/SpEAT

Official implementation of the paper "Pre-trained Speech Processing Models Contain Human-Like Biases that Propagate to Speech Emotion Recognition"

Primary LanguagePython

Pre-trained Speech Processing Models Contain Human-Like Biases that Propagate to Speech Emotion Recognition

This repository contains code for the paper Pre-trained Speech Processing Models Contain Human-Like Biases that Propagate to Speech Emotion Recognition, which appears in Findings of EMNLP 2023. Please create an issue and tag me (@isaacOnline) if you have any questions.

Python Environments

The python packages necessary to run the majority of code in this repo are listed in mac_env.yml and unix_env.yml, which specify the environments we used for running experiments on either mac or ubuntu machines, respectively. When preprocessing data with propensity score matching, we used psmpy, and because of package conflicts, created a separate environment (psmpy_env.yml) for exclusively that purpose.

Input Data

Data used for this project comes from a variety of sources, most of which we are not able to re-distribute. We have included information about the files in our data directory (e.g. the names of specific clips we used). Links to the datasets are below.

After acquiring these datasets and placing them in the data directory, you will need to run the scripts in the preprocessing directory. These scripts will clean the datasets and create necessary metadata that will be used for extracting embeddings later.

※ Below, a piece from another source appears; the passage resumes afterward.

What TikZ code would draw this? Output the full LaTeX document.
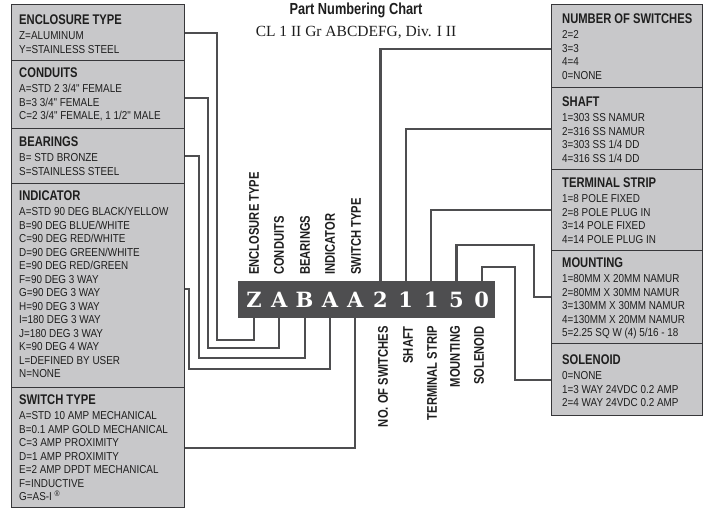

The preprocessing/process_buckeye.py and preprocessing/process_coraal.py scripts need to be run before preprocessing/match_buckeye_coraal.py, but other than this the scripts do not need to be run in a particular order. Some of these scripts will need to be run using the environment you create with psmpy_env.yml.

If you would like to extract embeddings for a new dataset, you will need to create an all.tsv file, examples of which can be seen in the data directory. This file contains a header listing the directory where wav files for the dataset can be founded, followed by relative paths to wav files in the dataset from this directory. Each wav file will need to be accompanied by its sequence length. You can use the functions in downloading_utils.py to find this sequence length, as well as to ensure the audio clips have a uniform number of channels.

Speech Models

We use models from the HuBERT, wav2vec 2.0, WavLM, and Whisper model families. To download the relevant HuBERT and WavLM checkpoints, you may be able to use the file downloading/download_model_ckpts.py (depending on whether the links we used are still working). This file uses urls defined in downloading/urls.py which may need to be updated in the future. As of publication, the wav2vec 2.0 models we used are available here. We use the Wav2Vec 2.0 Base—No finetuning, Wav2Vec 2.0 Large—No finetuning, and Wav2Vec 2.0 Large (LV-60)—No finetuning checkpoints. The Whisper models will be automatically downloaded when extracting embeddings.

Extracting Embeddings

Scripts for extracting embeddings are available in the embedding_extraction directory (extract_whisper.py, hubert.py, wav2vec2.py, and wavlm.py). If you want to extract embeddings for a new dataset, you can add the dataset to these files. Embedding extraction was generally the most time consuming part of running this project. When extracting embeddings for Whisper, you'll need to make sure you're using the extract-embeddings branch of my Whisper fork.

Carrying Out SpEATs and Other Experiments

Once embeddings have been extracted, you can run the scripts in plots/eats to carry out the embedding association tests. These will save the SpEAT ds and p-values to results to files in plots/eats/test_results (the result files from our experiments are currently stored there). A script used for creating some of the plots in the paper is available at plots/eats/plot_all_results.py. To estimate the standard error of the SpEAT ds, there are scripts in plots/standard_error. The results from our standard error estimation is in plots/standard_error/all_mean_mean_results.csv. To train downstream SER models, you can use the file embedding_extraction/train_emotion_model.py. Weights of the SER models we trained are in dimension_models/model_objects. You can use them to predict valence in the input datasets using embedding_extraction/predict_valence.py.